Reference: https://docs.databricks.com/runtime/photon

2. Use Delta format: If your 100GB is stored as Delta, run OPTIMIZE to compact small files and use liquid clustering on frequently-filtered columns. This reduces read overhead significantly.

3. Consider Serverless Compute: If you want to skip the sizing exercise entirely, Databricks serverless compute handles all of this automatically. It scales on demand, requires no configuration, and is optimized out of the box. For interview discussions this may not be the expected answer, but in practice it is often the simplest path.
Reference: https://docs.databricks.com/compute/cluster-config-best-practices.html

4. Use the latest Databricks Runtime LTS: This ensures you get AQE, dynamic file pruning, and all the latest optimizations enabled by default.


QUICK REFERENCE TABLE

Here is a side-by-side comparison:

Simple Transformations:
Instance type: Compute-optimized (c5, F-series)
Workers: 2-4
Cores per worker: 16
RAM per worker: 32GB
Scaling approach: Vertical (fewer, bigger nodes)
Shuffle partitions: auto or 200
Key bottleneck: CPU throughput

Complex Transformations:
Instance type: Memory-optimized with SSD (i3, r5d, E-series, L-series)
Workers: 4-8
Cores per worker: 8
RAM per worker: 32-64GB
Scaling approach: Horizontal (more nodes)
Shuffle partitions: auto or 400
Key bottleneck: Memory and shuffle I/O

Remember, these are starting points. In practice, you would monitor the Spark UI to look for spill, long-running tasks, or underutilized cores, and then adjust accordingly.

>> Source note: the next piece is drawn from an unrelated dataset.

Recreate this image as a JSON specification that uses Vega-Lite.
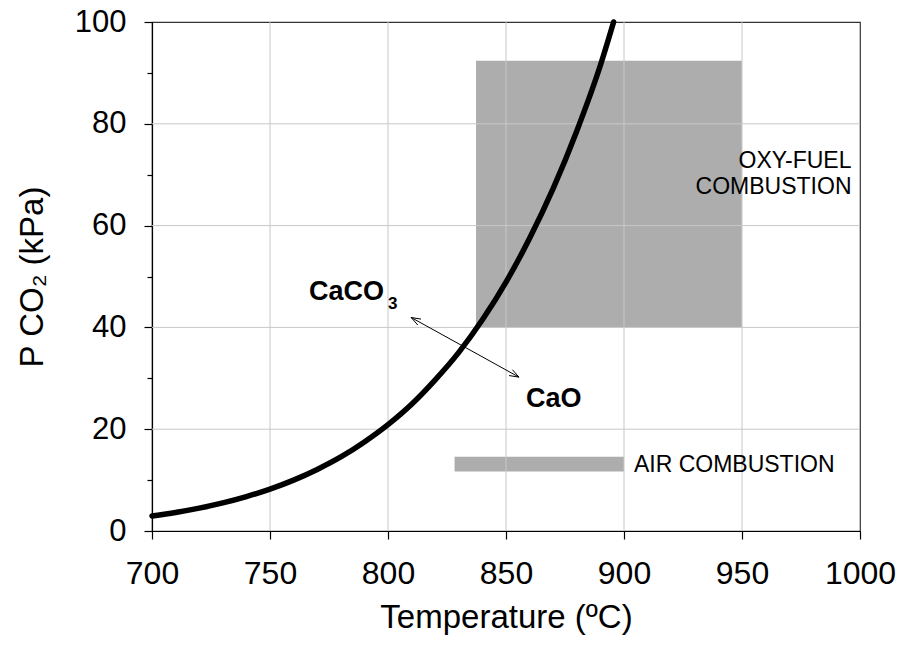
{
  "$schema": "https://vega.github.io/schema/vega-lite/v6.json",
  "width": 708,
  "height": 509,
  "autosize": {"type": "none"},
  "padding": {"left": 152, "top": 22, "right": 43, "bottom": 122},
  "background": "white",
  "config": {
    "font": "Liberation Sans",
    "view": {"stroke": "#333333", "strokeWidth": 1.2}
  },
  "datasets": {
    "zones": [
      {"zone": "oxy", "t1": 837.3, "t2": 950, "p1": 40, "p2": 92.4},
      {"zone": "air", "t1": 828.2, "t2": 900, "p1": 11.7, "p2": 14.6}
    ],
    "vgrid": [{"t": 750}, {"t": 800}, {"t": 850}, {"t": 900}, {"t": 950}],
    "hgrid": [{"p": 20}, {"p": 40}, {"p": 60}, {"p": 80}],
    "curve": [
      {"t": 700, "p": 2.95}, {"t": 710, "p": 3.65}, {"t": 720, "p": 4.5},
      {"t": 730, "p": 5.52}, {"t": 740, "p": 6.76}, {"t": 750, "p": 8.23},
      {"t": 760, "p": 10.0}, {"t": 770, "p": 12.1}, {"t": 780, "p": 14.55},
      {"t": 790, "p": 17.5}, {"t": 800, "p": 20.9}, {"t": 810, "p": 24.9},
      {"t": 820, "p": 29.7}, {"t": 830, "p": 35.1}, {"t": 840, "p": 41.5},
      {"t": 850, "p": 48.9}, {"t": 860, "p": 57.5}, {"t": 870, "p": 67.3},
      {"t": 880, "p": 78.6}, {"t": 890, "p": 91.5}, {"t": 895.6, "p": 100}
    ],
    "arrow": [
      {"a": 809.8, "b": 41.95, "a2": 855.5, "b2": 30.23},
      {"a": 809.8, "b": 41.95, "a2": 814.0, "b2": 41.63},
      {"a": 809.8, "b": 41.95, "a2": 812.6, "b2": 40.47},
      {"a": 855.5, "b": 30.23, "a2": 852.7, "b2": 31.7},
      {"a": 855.5, "b": 30.23, "a2": 851.3, "b2": 30.54}
    ],
    "boldLabels": [
      {"t": 766.5, "p": 45.4, "txt": "CaCO"},
      {"t": 858.5, "p": 24.4, "txt": "CaO"}
    ],
    "subLabels": [
      {"t": 800.0, "p": 43.6, "txt": "3"}
    ],
    "rightLabels": [
      {"t": 996.4, "p": 71.3, "txt": "OXY-FUEL "},
      {"t": 996.4, "p": 66.2, "txt": "COMBUSTION"}
    ],
    "leftLabels": [
      {"t": 904.2, "p": 11.5, "txt": "AIR COMBUSTION"}
    ]
  },
  "layer": [
    {
      "data": {"name": "zones"},
      "mark": {"type": "rect", "color": "#adadad"},
      "encoding": {
        "x": {
          "field": "t1", "type": "quantitative",
          "scale": {"domain": [700, 1000], "nice": false, "zero": false},
          "axis": {
            "values": [700, 750, 800, 850, 900, 950, 1000],
            "format": "d",
            "labelFlush": false,
            "labelOverlap": false,
            "grid": false,
            "domainColor": "black", "domainWidth": 1.2,
            "tickColor": "black", "tickSize": 8, "tickWidth": 1.2,
            "labelFontSize": 32, "labelColor": "black", "labelPadding": 19,
            "labelFont": "Liberation Sans",
            "title": "Temperature (ºC)", "titleFontSize": 33, "titleFontWeight": "normal",
            "titleColor": "black", "titleFont": "Liberation Sans", "titlePadding": 12
          }
        },
        "x2": {"field": "t2"},
        "y": {
          "field": "p1", "type": "quantitative",
          "scale": {"domain": [0, 100], "nice": false},
          "axis": {
            "values": [0, 10, 20, 30, 40, 50, 60, 70, 80, 90, 100],
            "labelExpr": "datum.value % 20 === 0 ? datum.label : ''",
            "tickSize": {"condition": {"test": "datum.value % 20 !== 0", "value": 5}, "value": 8},
            "labelFlush": false,
            "labelOverlap": false,
            "grid": false,
            "domainColor": "black", "domainWidth": 1.2,
            "tickColor": "black", "tickWidth": 1.2,
            "labelFontSize": 31, "labelColor": "black", "labelPadding": 18,
            "labelFont": "Liberation Sans",
            "title": "P CO₂ (kPa)", "titleFontSize": 33, "titleFontWeight": "normal",
            "titleColor": "black", "titleFont": "Liberation Sans", "titlePadding": 25
          }
        },
        "y2": {"field": "p2"}
      }
    },
    {
      "data": {"name": "vgrid"},
      "mark": {"type": "rule", "color": "#c8c8c8", "strokeWidth": 1},
      "encoding": {"x": {"field": "t", "type": "quantitative"}}
    },
    {
      "data": {"name": "hgrid"},
      "mark": {"type": "rule", "color": "#c8c8c8", "strokeWidth": 1},
      "encoding": {"y": {"field": "p", "type": "quantitative"}}
    },
    {
      "data": {"name": "curve"},
      "mark": {"type": "line", "color": "black", "strokeWidth": 5.5, "interpolate": "monotone", "strokeCap": "round"},
      "encoding": {
        "x": {"field": "t", "type": "quantitative"},
        "y": {"field": "p", "type": "quantitative"}
      }
    },
    {
      "data": {"name": "arrow"},
      "mark": {"type": "rule", "color": "black", "strokeWidth": 1},
      "encoding": {
        "x": {"field": "a", "type": "quantitative"},
        "y": {"field": "b", "type": "quantitative"},
        "x2": {"field": "a2"},
        "y2": {"field": "b2"}
      }
    },
    {
      "data": {"name": "boldLabels"},
      "mark": {"type": "text", "baseline": "alphabetic", "align": "left", "color": "black", "font": "Liberation Sans", "fontWeight": "bold", "fontSize": 27},
      "encoding": {
        "x": {"field": "t", "type": "quantitative"},
        "y": {"field": "p", "type": "quantitative"},
        "text": {"field": "txt"}
      }
    },
    {
      "data": {"name": "subLabels"},
      "mark": {"type": "text", "baseline": "alphabetic", "align": "left", "color": "black", "font": "Liberation Sans", "fontWeight": "bold", "fontSize": 17},
      "encoding": {
        "x": {"field": "t", "type": "quantitative"},
        "y": {"field": "p", "type": "quantitative"},
        "text": {"field": "txt"}
      }
    },
    {
      "data": {"name": "rightLabels"},
      "mark": {"type": "text", "baseline": "alphabetic", "align": "right", "color": "black", "font": "Liberation Sans", "fontSize": 23},
      "encoding": {
        "x": {"field": "t", "type": "quantitative"},
        "y": {"field": "p", "type": "quantitative"},
        "text": {"field": "txt"}
      }
    },
    {
      "data": {"name": "leftLabels"},
      "mark": {"type": "text", "baseline": "alphabetic", "align": "left", "color": "black", "font": "Liberation Sans", "fontSize": 23},
      "encoding": {
        "x": {"field": "t", "type": "quantitative"},
        "y": {"field": "p", "type": "quantitative"},
        "text": {"field": "txt"}
      }
    }
  ]
}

The Databricks documentation on cluster configuration best practices is an excellent resource for going deeper:
https://docs.databricks.com/compute/cluster-config-best-practices.html

Hope this helps with both interviews and real-world sizing!

* This reply used an agent system I built to research and draft this response based on the wide set of documentation I have available and previous memory. I personally review the draft for any obvious issues and for monitoring system reliability and update it when I detect any drift, but there is still a small chance that something is inaccurate, especially if you are experimenting with brand new features.